This soul searching lasted a good three years.
And finally I reached a place of renewal. I was ready for a
new life. Recovered, revived and rejuvenated, I started a fresh new chapter as
a better, deeper, wiser human being.
Six Steps to Renewal
In retrospect I identified six steps to this process of
growth, which I’ve witnessed others move through too.
Step One is an
experience of crushing pain due to a
life crisis – in relationships, heath or finances. Or sometimes two or three of
these essential props that hold us secure crash simultaneously.
Step Two is an
experience of intense empathy. In
the vulnerability of pain, all defences drop away, and we see ourselves
honestly – all our weaknesses and defects, all our mistakes and sins and how we
have impacted and hurt or failed loved ones or innocent bystanders.
Step Three is an
overwhelming experience of remorse;
deep sorrow for the pain we’ve caused others. Suddenly we can see from the
other person’s perspective, which opens a flood of contrition.
Step Four brings total
humility and a genuine crying out for salvation and redemption. Some cry out to God, others reach out for help from
caring people.
This breakdown can be a catalyst for healing and growth or
cause some isolated people to fall into an abyss and seek solace in dangerous
places.
Step Five is a
process of repentance, of
introspection and reflection, re-evaluating values and healing emotional wounds
and repairing relationships.
Step Six, like
the glory of springtime, brings renewal,
as you embark on a new life.
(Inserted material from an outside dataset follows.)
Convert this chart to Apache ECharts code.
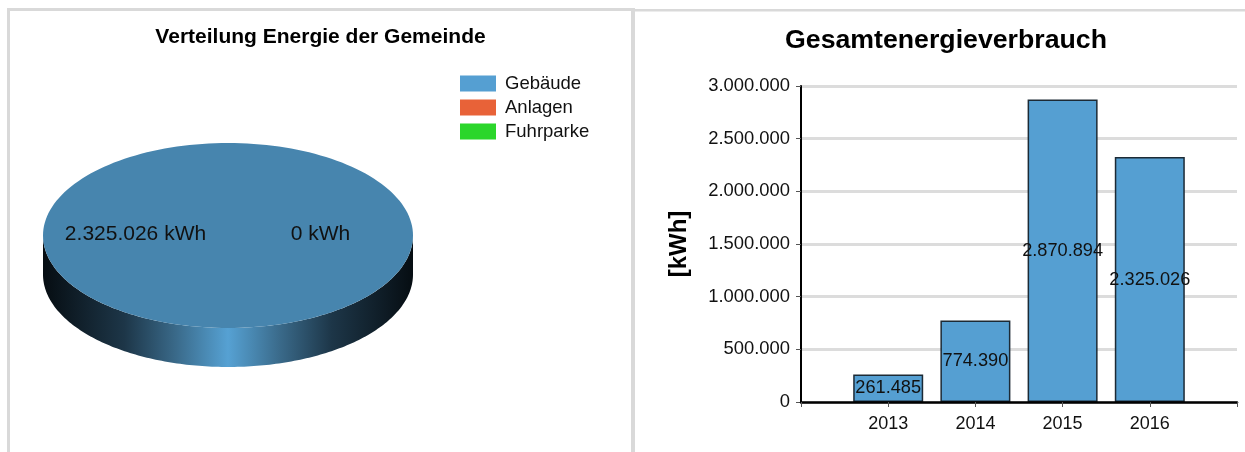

With your new wisdom and good qualities you can make
the world a better place.
This is not a formal, orchestrated process, but the natural
path of the wounded heart seeking healing and growth.
Broken people mend and grow into compassionate, wounded
healers capable of embracing human frailty and guiding the heartbroken on the
rocky path to a gentle meadow of spring flowers, where they will bloom and
flourish.
Sufi philosopher
and poet Rumi said: “The wound is the place where
the light enters you.”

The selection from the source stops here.